En rééditant, pour la première fois en un seul volume, ses plus grands textes (L'empire du Bien, Après l'Histoire, Exorcismes spirituels), Les Belles Lettres offrent l'occasion de plonger dans l'univers d'un créateur de concepts de critique sociale, à la façon de Guy Debord - le marxisme en moins, l'humour en plus. Devenu le porte-parole de l'anti-bien-pensance, Muray n'a cessé de dénoncer, dans ses écrits, le "consensus de la communauté", à savoir : le politiquement correct et son "discours de vertu", le défilé des images et l'infantilisation des consommateurs, réduits à une "passivité euphorique" dans un "Asile hégémonique". Il oppose la déesse Raison à la déesse Réseau, "infiniment plus efficace". Pour lui, la population est constituée de "promeneurs approbatifs". Les "rebellocrates" et les "rentiers de l'indignation" ont tué la rébellion. Notre époque est une "tête à claque". Il en donne un exemple dans "Le sourire de Ségolène". A force de moquer les idées de la gauche bourgeoise au pouvoir (véhiculées par Le Monde, Télérama, Libération), de se gausser de la féminisation du langage et d'encourager à la relecture de Céline, il fut traité de "nouveau réactionnaire". Muray fut même considéré - à tort - comme un auteur d'extrême droite. Fallait-il se sentir visé pour dénaturer à ce point sa pensée ! Car il ne défend aucun dogme. Même s'il cite souvent le philosophe Jean-Claude Michéa, héritier du socialisme orwellien.
Le credo de Muray : "Les étiquettes, je les arrache." Il faut donc éviter d'extrapoler à partir de ses écrits : il analyse les contradictions de la société actuelle sans proposer un retour en arrière, ni appeler à la révolution. Pour lui, nous sommes entrés dans la fin de l'Histoire. Et de la géographie. "Nous voilà prisonniers d'un Trifouilly-les-Ondes global." La machine technocratique tente d'éliminer les différences, l'uniformisation est un rêve commercial. D'où son concept d'Homo festivus. Tout est une fête : "Entrons ensemble dans la danse ! Tous les jeux nous sont offerts ! C'est l'évasion ! La vie de pacha ! Floride ! Wonderland ! Californie !" Muray est le dernier rejeton de l'Internationale situationniste, l'héritier du Baudrillard de La société de consommation... L'annonciateur du cauchemar climatisé, Henry Miller, ne l'aurait pas renié. L'auteur de Chers djihadistes répondait au grotesque par des poèmes comiques. Son rire libérateur entraîne la réflexion. Par exemple quand il détecte l'envie du "tout pénal" : sous prétexte de combattre le Mal, l'empire du Bien impose des lois antidémocratiques.
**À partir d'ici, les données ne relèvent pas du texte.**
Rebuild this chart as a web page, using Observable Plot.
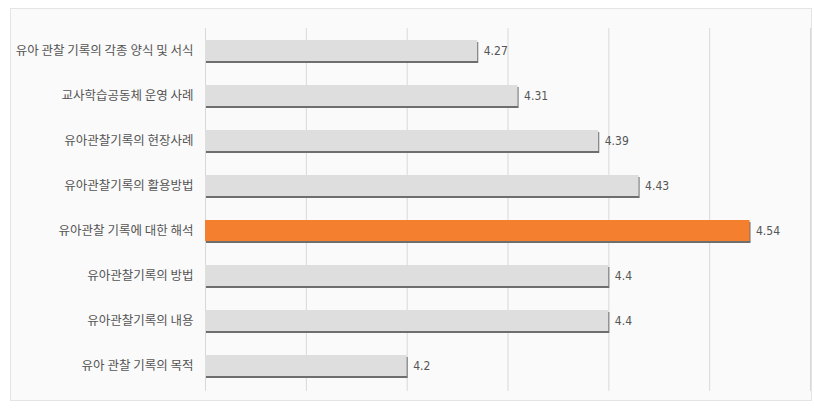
<!DOCTYPE html>
<html>
<head>
<meta charset="utf-8">
<script src="https://cdn.jsdelivr.net/npm/d3@7"></script>
<script src="https://cdn.jsdelivr.net/npm/@observablehq/plot@0.6"></script>
<style>
  html, body { margin: 0; padding: 0; background: #ffffff; }
  #wrap { position: relative; width: 814px; height: 408px; overflow: hidden; }
  #frame { position: absolute; left: 10px; top: 8px; width: 800px; height: 391px;
           border: 1px solid #e4e4e4; background: #fafafa; }
  #chart { position: absolute; left: 0; top: 0; }
  #chart svg { background: transparent; }
  .vlabel text { font-stretch: condensed; }
</style>
</head>
<body>
<div id="wrap"><div id="frame"></div><div id="chart"></div></div>
<script>
const categories = [
  "유아 관찰 기록의 각종 양식 및 서식",
  "교사학습공동체 운영 사례",
  "유아관찰기록의 현장사례",
  "유아관찰기록의 활용방법",
  "유아관찰 기록에 대한 해석",
  "유아관찰기록의 방법",
  "유아관찰기록의 내용",
  "유아 관찰 기록의 목적"
];
const values = [4.27, 4.31, 4.39, 4.43, 4.54, 4.4, 4.4, 4.2];
const valueLabels = ["4.27", "4.31", "4.39", "4.43", "4.54", "4.4", "4.4", "4.2"];
const highlight = "유아관찰 기록에 대한 해석";
const xTicks = [4.0, 4.1, 4.2, 4.3, 4.4, 4.5, 4.6];

const data = categories.map((c, i) => ({ cat: c, value: values[i], label: valueLabels[i] }));

const chart = Plot.plot({
  width: 814,
  height: 408,
  marginLeft: 205,
  marginRight: 4,
  marginTop: 28,
  marginBottom: 20,
  style: { fontFamily: "'Noto Sans CJK KR', 'Noto Sans', sans-serif", background: "transparent" },
  x: { domain: [4.0, 4.6], axis: null },
  y: { domain: categories, paddingInner: 0.54, paddingOuter: 0.27, label: null },
  marks: [
    Plot.ruleX(xTicks, { stroke: "#d8d8d8", strokeWidth: 1, insetBottom: -3 }),
    Plot.barX(data, { y: "cat", x1: 4.0, x2: "value", fill: "#6e6e6e", dy: 2, dx: 1 }),
    Plot.barX(data, { y: "cat", x1: 4.0, x2: "value",
      fill: d => d.cat === highlight ? "#f47f2e" : "#dedede" }),
    Plot.text(data, { y: "cat", x: "value", text: "label", dx: 6, textAnchor: "start",
      fill: "#555", fontSize: 12, className: "vlabel",
      fontFamily: "'DejaVu Sans Condensed', 'DejaVu Sans', 'Liberation Sans Narrow', sans-serif" }),
    Plot.axisY({ tickSize: 0, tickPadding: 12, fontSize: 12.5, color: "#555", label: null })
  ]
});
document.getElementById("chart").appendChild(chart);
</script>
</body>
</html>
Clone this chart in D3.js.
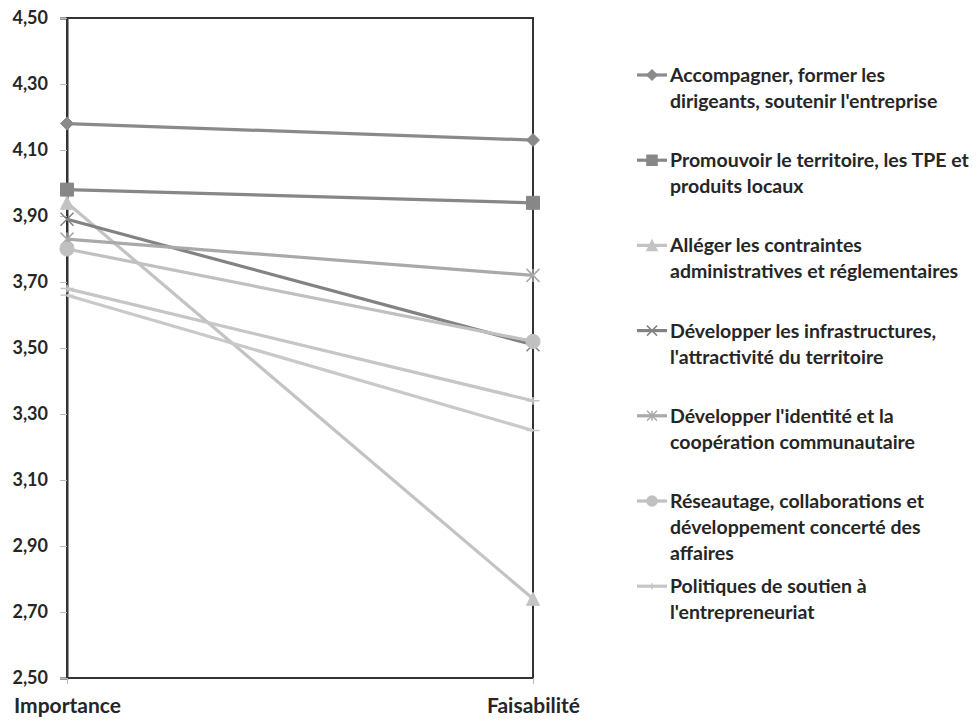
<!DOCTYPE html>
<html>
<head>
<meta charset="utf-8">
<script src="https://cdn.jsdelivr.net/npm/d3@7"></script>
<style>
  body { margin: 0; background: #fff; }
  text { font-family: Lato, "Open Sans", sans-serif; font-weight: 700; fill: #262626; }
</style>
</head>
<body>
<div id="chart"></div>
<script>
// categories (x axis)
const categories = ["Importance", "Faisabilité"];

// series names (legend), one per line
const seriesNames = [
    ["Accompagner, former les", "dirigeants, soutenir l'entreprise"],
    ["Promouvoir le territoire, les TPE et", "produits locaux"],
    ["Alléger les contraintes", "administratives et réglementaires"],
    ["Développer les infrastructures,", "l'attractivité du territoire"],
    ["Développer l'identité et la", "coopération communautaire"],
    ["Réseautage, collaborations et", "développement concerté des", "affaires"],
    ["Politiques de soutien à", "l'entrepreneuriat"],
    null // 8e série, absente de la légende
];

// values: [Importance, Faisabilité]
const importance  = [4.18, 3.98, 3.94, 3.89, 3.83, 3.80, 3.68, 3.66];
const faisabilite = [4.13, 3.94, 2.74, 3.51, 3.72, 3.52, 3.34, 3.25];

const seriesColors = ["#8a8a8a", "#878787", "#c3c3c3", "#828282", "#a9a9a9", "#c0c0c0", "#c6c6c6", "#c9c9c9"];
const seriesMarkers = ["diamond", "square", "triangle", "x", "star", "circle", "plus", "dash"];

const yTicks = [2.5, 2.7, 2.9, 3.1, 3.3, 3.5, 3.7, 3.9, 4.1, 4.3, 4.5];

const width = 980, height = 721;
const svg = d3.select("#chart").append("svg")
    .attr("width", width)
    .attr("height", height);

const x = d3.scalePoint().domain(categories).range([67, 533]);
const y = d3.scaleLinear().domain([2.5, 4.5]).range([678, 18]);

// cadre
svg.append("rect")
    .attr("x", x.range()[0]).attr("y", y(4.5))
    .attr("width", x.range()[1] - x.range()[0])
    .attr("height", y(2.5) - y(4.5))
    .attr("fill", "none").attr("stroke", "#333").attr("stroke-width", 2);

// axe Y
const yAxis = svg.append("g")
    .attr("transform", `translate(${x.range()[0]},0)`)
    .call(d3.axisLeft(y).tickValues(yTicks).tickSize(7).tickPadding(12)
        .tickFormat(d => d3.format(".2f")(d).replace(".", ",")));
yAxis.select(".domain").attr("stroke", "#333").attr("stroke-width", 2);
yAxis.selectAll(".tick line").attr("stroke", "#bbb");
yAxis.selectAll("text").style("font-size", "18px").attr("fill", "#262626").attr("font-family", null);

// axe X
const xAxis = svg.append("g")
    .attr("transform", `translate(0,${y(2.5)})`)
    .call(d3.axisBottom(x).tickSize(6).tickPadding(14));
xAxis.select(".domain").remove();
xAxis.selectAll(".tick line").attr("stroke", "#bbb");
xAxis.selectAll("text").style("font-size", "21px").attr("fill", "#262626").attr("font-family", null);

// symboles
function markerPath(type, s) {
    const h = s / 2;
    switch (type) {
        case "diamond": return `M0,${-h}L${h},0L0,${h}L${-h},0Z`;
        case "square": return `M${-h},${-h}H${h}V${h}H${-h}Z`;
        case "triangle": return `M0,${-h}L${h},${h}L${-h},${h}Z`;
        case "circle": return d3.symbol(d3.symbolCircle, s * s * 0.8)();
        case "x": return `M${-h},${-h}L${h},${h}M${-h},${h}L${h},${-h}`;
        case "star": return `M${-h},${-h}L${h},${h}M${-h},${h}L${h},${-h}M0,${-h}V${h}`;
        case "plus": return `M${-h},0H${h}M0,${-h * 0.6}V${h * 0.6}`;
        case "dash": return `M${-h},0H${h}`;
    }
}
const filled = t => ["diamond", "square", "triangle", "circle"].includes(t);

const line = d3.line().x(d => x(d.cat)).y(d => y(d.v));

importance.forEach((imp, i) => {
    const pts = [{cat: categories[0], v: imp}, {cat: categories[1], v: faisabilite[i]}];
    const g = svg.append("g");
    g.append("path")
        .attr("d", line(pts))
        .attr("fill", "none")
        .attr("stroke", seriesColors[i])
        .attr("stroke-width", 3.2);
    g.selectAll("path.m")
        .data(pts)
        .enter()
        .append("path")
        .attr("class", "m")
        .attr("transform", d => `translate(${x(d.cat)},${y(d.v)})`)
        .attr("d", markerPath(seriesMarkers[i], seriesMarkers[i] === "circle" ? 14 : 13))
        .attr("fill", filled(seriesMarkers[i]) ? seriesColors[i] : "none")
        .attr("stroke", seriesColors[i])
        .attr("stroke-width", filled(seriesMarkers[i]) ? 1 : 1.5);
});

// légende
const legend = svg.append("g").attr("transform", "translate(637,75)");
seriesNames.forEach((lines, i) => {
    if (!lines) return;
    const g = legend.append("g").attr("transform", `translate(0,${i * 85.2})`);
    g.append("line")
        .attr("x1", 0).attr("x2", 30).attr("y1", 0).attr("y2", 0)
        .attr("stroke", seriesColors[i]).attr("stroke-width", 3.2);
    g.append("path")
        .attr("transform", "translate(15,0)")
        .attr("d", markerPath(seriesMarkers[i], 10))
        .attr("fill", filled(seriesMarkers[i]) ? seriesColors[i] : "none")
        .attr("stroke", seriesColors[i])
        .attr("stroke-width", 1.5);
    const t = g.append("text")
        .attr("x", 33).attr("y", 7)
        .style("font-size", "19.5px");
    lines.forEach((l, k) => {
        t.append("tspan").attr("x", 33).attr("dy", k === 0 ? 0 : 26).text(l);
    });
});
</script>
</body>
</html>
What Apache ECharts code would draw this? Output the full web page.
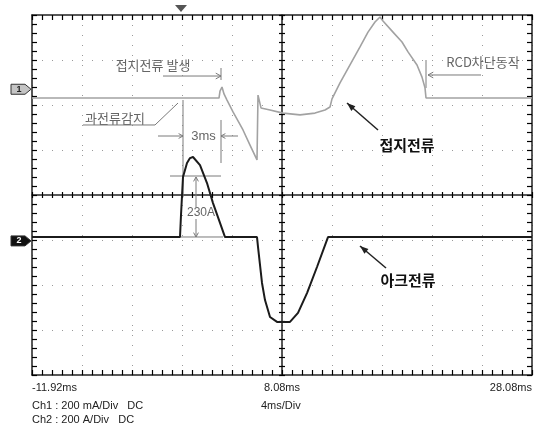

Muray fut un moraliste pour qui l'esprit critique se devait d'être un art. Face aux intellectuels au sourire commercial, il jouait les ronchons de service. Il est mort d'un cancer du poumon. "Un grand style, comme les crimes parfaits, doit être longuement prémédité", écrivait-il. Gageons qu'il sera encore lu dans longtemps. Car sa vision du monde ne cesse de nous rappeler non pas au nihilisme, mais à la lucidité.
Autres critiques signalées : Sébastien Lapaque, "Philippe Muray, le mécomtemporain", Le magazine littéraire, novembre 2010. - Frédéric Saenen, "Philippe Muray, saboteur de l'Empire du bien", Le magazine des livres, novembre-décembre 2010.